Report No. 35
Topic Number 31(d)
Lesser sentence for offences under sections 302 and 303
586. Lesser sentence for offences under sections 302 and 303.-
Two points regarding the punishment under sections 302 and 303, Indian Penal Code, may be discussed here though they do not directly arise from the question of abolition of capital punishment. The first is, whether in respect of the offence under section 302, Indian Penal Code (murder), a punishment of imprisonment for a specified period should be added in addition to the existing provision for punishment by imprisonment for life.
Cases have arisen in the past where it was felt that, in the circumstances, imprisonment for a specified period (and not for life), would be adequate. Even though the offence does fall under murder, the court may feel that neither the sentence of death nor the sentence of imprisonment for life is called for in the circumstances of the case. The usual practice in such cases has been for the High Court to make a recommendation to the Government for suitable action under section 401 of the Code of Criminal Procedure1. We do not consider it necessary to recommend any change in the statutory provisions.
1. See Analysis of Case law, Cases No. 4 (Footnotes), 33, 34, 36, 46, 53, 57 and 93.
587. For the offence under section 303, Indian Penal Code, the sentence of death is mandatory. The reason for this is that in the case of an offence committed by a person who is already under sentence of imprisonment for life, the lesser sentence of imprisonment for life would be a formality. It has, however, been suggested1-2 that even for this offence the sentence of death should not be mandatory. We have considered the arguments that can be advanced in support of the suggested change. It is true that, ordinarily speaking, leaving the court no discretion in the matter of sentence is an approach which is not in conformity with modern trends.
It may also be noted that section 303 is not confined to a person who is undergoing imprisonment for murder. It applies in all cases where the sentence is of imprisonment for life, which would take in persons sentenced, for example, under section 304 (culpable homicide), under section 395 (dacoity), sections 388 and 389 (extortion by threat of accusation of an offence of unnatural intercourse), mischief by fire (section 438) and counterfeiting currency notes (section 489A). In all these cases, if the person sentenced to imprisonment for life commits murder again, the court would (by the terms of section 303) be precluded from considering the extenuating circumstances of the case, with a view to passing the lesser sentence.

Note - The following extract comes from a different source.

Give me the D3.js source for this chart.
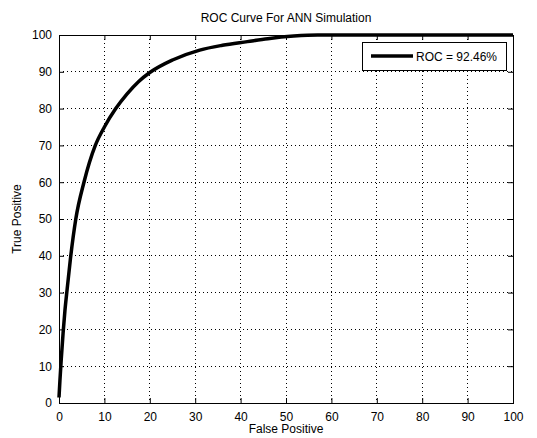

1. Cf suggestion of the Indian Federation of Women Lawyers, S. No. 121.
2. See also replies to Question 3(a)-dealing with section 303, Indian Penal Code, para. 391, supra.
588. It may also be noted that under section 307, second paragraph, Indian Penal Code (attempt to murder by a person undergoing imprisonment for life, if hurt is caused), the offender "may be punished" with death. The punishment of death is not mandatory. This paragraph was added by the Amendment Act1, and has not gone so far as to make the sentence of death obligatory.
1. Indian Penal Code Amendment Act, 1870 (27 of 1870).
589. As against these points, it can be argued that where a person has been already sentenced to imprisonment for life, it means that he has been at least once guilty of a serious offence, and, in the vast majority of cases the commission of a murder by him would tend to show that he is a dangerous criminal who has not mended his ways.
590. We also considered the question whether section 303, Indian Penal Code, should be confined to cases where the sentence which the offender is undergoing is one in respect of a capital offence, by adding the words "for an offence for which he could have been sentenced to death" after the words "imprisonment for life".
591. We have, however, come to the conclusion that it is not necessary to make any change. We feel that in such cases it would be pointless to award the sentence of imprisonment, which under the Code of Criminal Procedure1 must run concurrently. Acute cases of hardship, where the extenuating circumstances are overwhelming in their intensity, can be dealt with under section 401, Code of Criminal Procedure, 1898, and that seems to be sufficient.
1. See section 397 (2), Code of Criminal Procedure, 1898.